What is asked:
Could you retype the lines below, starting at the line holding "Emit a Python" and stopping at the line holding "plt.rcParams['font.family'] = ['Lato', 'DejaVu", inclusive? Copy them exactly and drop the images.

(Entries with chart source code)
+ + + +

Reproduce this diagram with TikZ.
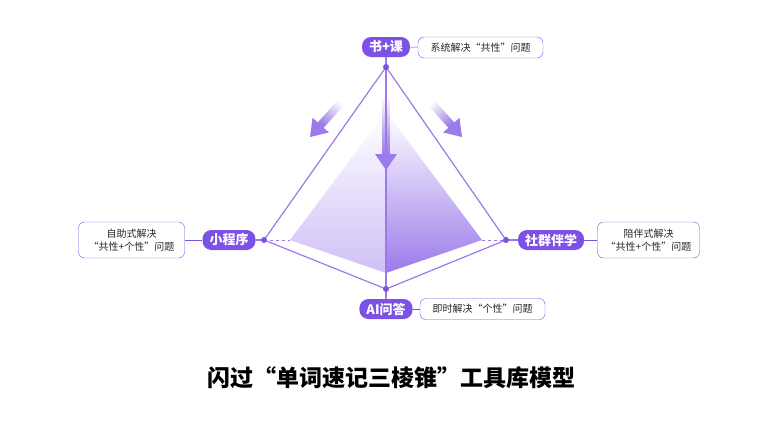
\documentclass[tikz,border=0pt]{standalone}
\usepackage{fontspec}
\setmainfont{Noto Sans CJK SC}
\usetikzlibrary{arrows.meta,shadings,fadings}
\definecolor{pur}{HTML}{7B52E3}
\definecolor{lpur}{HTML}{E6DDFA}
\definecolor{mpur}{HTML}{9B7BEA}
\tikzset{
  pill/.style={fill=pur,text=white,rounded corners=9pt,minimum height=20pt,inner xsep=7pt,font=\bfseries\fontsize{13}{13}\selectfont},
  tbox/.style={draw=pur,fill=white,rounded corners=6pt,align=center,font=\fontsize{10}{12.5}\selectfont,text=black!85,inner xsep=5pt,inner ysep=3pt},
  edge/.style={draw=mpur,line width=1.2pt},
  dot/.style={circle,fill=pur,inner sep=0pt,minimum size=6pt},
}
\tikzfading[name=tailfade,top color=transparent!100,bottom color=transparent!0]
\begin{document}
\begin{tikzpicture}[x=1pt,y=-1pt]
\useasboundingbox (0,0) rectangle (782,426);
\fill[white] (0,0) rectangle (782,426);
\coordinate (T) at (386,67);
\coordinate (L) at (264,240);
\coordinate (R) at (506,240);
\coordinate (B) at (386,289);
\coordinate (IT) at (386,112);
% inner faces
\shade[top color=white,bottom color=lpur!70!mpur] (IT) -- (290,240) -- (386,273) -- cycle;
\shade[top color=white,bottom color=mpur] (IT) -- (482,240) -- (386,273) -- cycle;
\draw[mpur,dashed,line width=1pt] (L) -- (290,240);
\draw[mpur,dashed,line width=1pt] (482,240) -- (R);
% edges
\draw[edge] (T) -- (L) -- (B) -- (R) -- cycle;
\draw[edge] (T) -- (B);
% arrows
\begin{scope}[shift={(386,170)}]
\fill[mpur,path fading=tailfade] (-4,-75) rectangle (4,-15);
\fill[mpur] (-11,-16) -- (11,-16) -- (0,0) -- cycle;
\end{scope}
\begin{scope}[shift={(310,137)},rotate=-42]
\fill[mpur,path fading=tailfade,fading transform={rotate=-42}] (-4,-48) rectangle (4,-15);
\fill[mpur] (-11,-16) -- (11,-16) -- (0,0) -- cycle;
\end{scope}
\begin{scope}[shift={(462,137)},rotate=42]
\fill[mpur,path fading=tailfade,fading transform={rotate=42}] (-4,-48) rectangle (4,-15);
\fill[mpur] (-11,-16) -- (11,-16) -- (0,0) -- cycle;
\end{scope}
% nodes
\node[pill] (sk) at (386,47) {书+课};
\node[pill] (xc) at (229,240) {小程序};
\node[pill] (sq) at (551,240) {社群伴学};
\node[pill] (ai) at (386,309) {AI问答};
\node[tbox,minimum height=21pt,minimum width=125pt] (sb) at (480.5,47.5) {系统解决“共性”问题};
\node[tbox,minimum height=21pt,minimum width=125pt] (ab) at (482.5,309) {即时解决“个性”问题};
\node[tbox,minimum height=36pt,text width=96pt] (xb) at (131.5,240) {自助式解决\\“共性+个性”问题};
\node[tbox,minimum height=36pt,text width=92pt] (qb) at (648.5,240) {陪伴式解决\\“共性+个性”问题};
\draw[pur] (sk) -- (sb);
\draw[pur] (ai) -- (ab);
\draw[pur] (xc) -- (xb);
\draw[pur] (sq) -- (qb);
\draw[edge] (sk) -- (T);
\draw[edge] (ai) -- (B);
\draw[edge] (xc) -- (L);
\draw[edge] (sq) -- (R);
\node[dot] at (T) {};
\node[dot] at (L) {};
\node[dot] at (R) {};
\node[dot] at (B) {};
\node[font=\bfseries\fontsize{23}{23}\selectfont] (title) at (391,378) {闪过“单词速记三棱锥”工具库模型};
\end{tikzpicture}
\end{document}
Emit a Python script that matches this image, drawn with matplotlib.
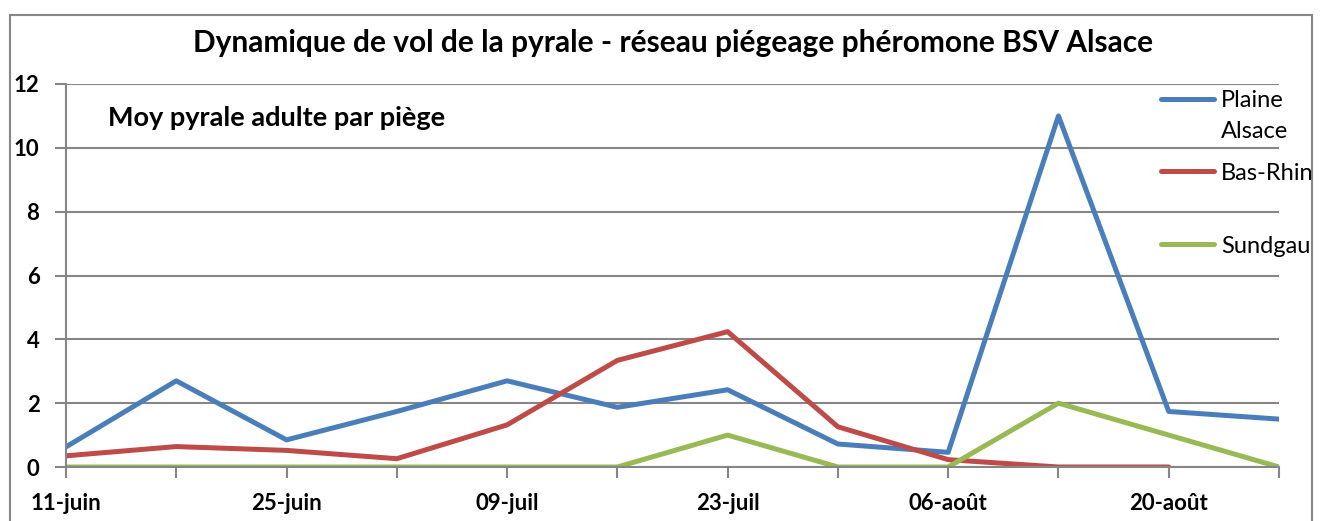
import numpy as np
import matplotlib
matplotlib.use("Agg")
import matplotlib.pyplot as plt
from matplotlib.patches import Rectangle

plt.rcParams['font.family'] = ['Lato', 'DejaVu Sans']

# weekly trap counts
dates = ["11-juin", "18-juin", "25-juin", "02-juil", "09-juil", "16-juil",
         "23-juil", "30-juil", "06-août", "13-août", "20-août", "27-août"]
plaine_alsace = [0.63, 2.7, 0.85, 1.74, 2.7, 1.87, 2.42, 0.72, 0.46, 11.0, 1.74, 1.5]
bas_rhin = [0.35, 0.64, 0.52, 0.26, 1.32, 3.34, 4.24, 1.26, 0.23, 0.0, 0.0, np.nan]
sundgau = [0, 0, 0, 0, 0, 0, 1.0, 0, 0, 2.0, 1.0, 0]

grey = "#868686"

fig = plt.figure(figsize=(13.24, 5.21), dpi=100)
ax = fig.add_axes([66 / 1324, 1 - 467 / 521, (1279 - 66) / 1324, (467 - 84) / 521])

x = np.arange(len(dates))
ax.plot(x, plaine_alsace, color="#4A7EBB", lw=3.6, label="Plaine\nAlsace", solid_capstyle="round")
# trailing blank line keeps the legend slots even, as in the original
ax.plot(x, bas_rhin, color="#BE4B48", lw=3.6, label="Bas-Rhin\n", solid_capstyle="round")
ax.plot(x, sundgau, color="#98B954", lw=3.6, label="Sundgau", solid_capstyle="round")

ax.set_xlim(0, len(dates) - 1)
ax.set_ylim(0, 12)
ax.set_yticks(range(0, 13, 2))
ax.set_xticks(x)
ax.set_xticklabels([d if i % 2 == 0 else "" for i, d in enumerate(dates)])
ax.yaxis.grid(True, color=grey, lw=1.5)
ax.set_axisbelow(True)

for s in ["top", "right"]:
    ax.spines[s].set_visible(False)
for s in ["left", "bottom"]:
    ax.spines[s].set_color(grey)
    ax.spines[s].set_linewidth(1.5)
ax.tick_params(axis="both", direction="out", length=8, width=1.5, color=grey,
               labelsize=16, pad=11)
for lab in ax.get_xticklabels() + ax.get_yticklabels():
    lab.set_fontweight("bold")

ax.text(0.035, 0.91, "Moy pyrale adulte par piège", transform=ax.transAxes,
        fontsize=19.5, fontweight="bold", va="center")

fig.text(0.508, 0.918, "Dynamique de vol de la pyrale - réseau piégeage phéromone BSV Alsace",
         ha="center", va="center", fontsize=21.5, fontweight="bold")

leg = ax.legend(loc="upper left", bbox_to_anchor=(0.895, 1.008), frameon=False,
                fontsize=17, handlelength=2.25, handletextpad=0.3, labelspacing=0.9,
                borderaxespad=0)
for t in leg.get_texts():
    t.set_linespacing(1.55)
# put the handle next to the first line of a two-line label
for col in leg._legend_handle_box.get_children():
    for row in col.get_children():
        row.align = "top"

fig.patches.append(Rectangle((10 / 1324, -0.05), (1312 - 10) / 1324, 1 - 15 / 521 + 0.05,
                             transform=fig.transFigure, fill=False, edgecolor=grey, lw=1.5))

fig.savefig("out.png", dpi=100)
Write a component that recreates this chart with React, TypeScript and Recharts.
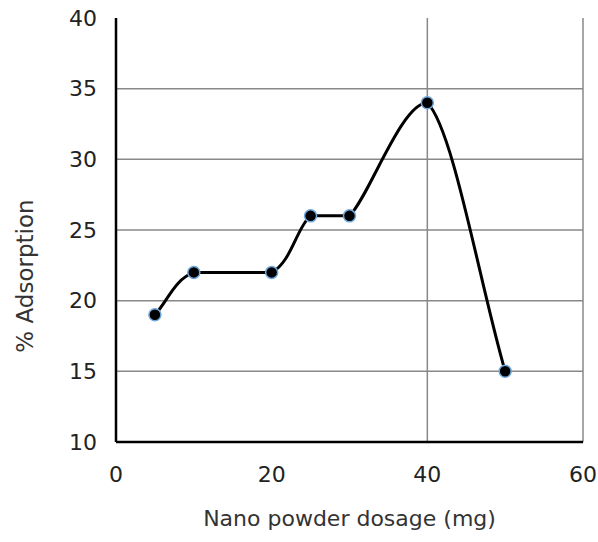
import React from 'react';
import {
  LineChart,
  Line,
  XAxis,
  YAxis,
  ReferenceLine,
  Label,
} from 'recharts';

// dosage (mg) vs % adsorption
const dosage = [5, 10, 20, 25, 30, 40, 50];
const adsorption = [19, 22, 22, 26, 26, 34, 15];

const xTicks = [0, 20, 40, 60];
const yTicks = [10, 15, 20, 25, 30, 35, 40];
const gridY = [15, 20, 25, 30, 35];
const gridX = [40, 60];

const data = dosage.map((d, i) => ({ dosage: d, value: adsorption[i] }));

const font = '"DejaVu Sans", Verdana, sans-serif';

// smoothed line similar to a spreadsheet's "smoothed line", without overshoot
function smoothCurve(context: any) {
  let pts: number[][] = [];
  const clamp = (v: number, a: number, b: number) =>
    Math.max(Math.min(a, b), Math.min(Math.max(a, b), v));
  return {
    areaStart() {},
    areaEnd() {},
    lineStart() {
      pts = [];
    },
    point(x: number, y: number) {
      pts.push([+x, +y]);
    },
    lineEnd() {
      const n = pts.length;
      if (!n) return;
      context.moveTo(pts[0][0], pts[0][1]);
      for (let i = 0; i < n - 1; i++) {
        const p1 = pts[i];
        const p2 = pts[i + 1];
        // mirror phantom points at the ends
        const p0 = pts[i - 1] || [2 * p1[0] - p2[0], 2 * p1[1] - p2[1]];
        const p3 = pts[i + 2] || [2 * p2[0] - p1[0], 2 * p2[1] - p1[1]];
        const c1x = p1[0] + (p2[0] - p0[0]) / 6;
        const c1y = clamp(p1[1] + (p2[1] - p0[1]) / 6, p1[1], p2[1]);
        const c2x = p2[0] - (p3[0] - p1[0]) / 6;
        const c2y = clamp(p2[1] - (p3[1] - p1[1]) / 6, p1[1], p2[1]);
        context.bezierCurveTo(c1x, c1y, c2x, c2y, p2[0], p2[1]);
      }
    },
  };
}

const YLabel = () => (
  <text
    x={0}
    y={0}
    transform="translate(33, 276) rotate(-90)"
    textAnchor="middle"
    fontFamily={font}
    fontSize={23}
    fill="#333"
  >
    % Adsorption
  </text>
);

export default function App() {
  return (
    <div style={{ position: 'absolute', left: 0, top: 0, background: '#fff' }}>
      <LineChart
        width={598}
        height={542}
        data={data}
        margin={{ top: 18, right: 15, left: 0, bottom: 20 }}
      >
        {gridY.map((y) => (
          <ReferenceLine key={'y' + y} y={y} stroke="#888" strokeWidth={1.5} />
        ))}
        {gridX.map((x) => (
          <ReferenceLine key={'x' + x} x={x} stroke="#888" strokeWidth={1.5} />
        ))}
        <XAxis
          type="number"
          dataKey="dosage"
          domain={[0, 60]}
          ticks={xTicks}
          height={80}
          tickLine={false}
          tickSize={0}
          tickMargin={24}
          axisLine={{ stroke: '#000', strokeWidth: 2.5 }}
          tick={{ fill: '#222', fontSize: 22, fontFamily: font }}
        >
          <Label
            value="Nano powder dosage (mg)"
            position="insideBottom"
            offset={-4}
            fill="#333"
            fontSize={22}
            fontFamily={font}
          />
        </XAxis>
        <YAxis
          type="number"
          domain={[10, 40]}
          ticks={yTicks}
          width={116}
          tickLine={false}
          tickSize={0}
          tickMargin={19}
          axisLine={{ stroke: '#000', strokeWidth: 2.5 }}
          tick={{ fill: '#222', fontSize: 22, fontFamily: font }}
        >
          <Label content={<YLabel />} />
        </YAxis>
        <Line
          dataKey="value"
          type={smoothCurve as any}
          stroke="#000"
          strokeWidth={3}
          dot={{ r: 6, fill: '#000', stroke: '#6fa8dc', strokeWidth: 1.5 }}
          isAnimationActive={false}
        />
      </LineChart>
    </div>
  );
}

+ + + +

Expected output:
Emit a Python script that matches this image, drawn with matplotlib.
import numpy as np
import matplotlib
matplotlib.use("Agg")
import matplotlib.pyplot as plt
from matplotlib.patches import Rectangle

plt.rcParams['font.family'] = ['Lato', 'DejaVu Sans']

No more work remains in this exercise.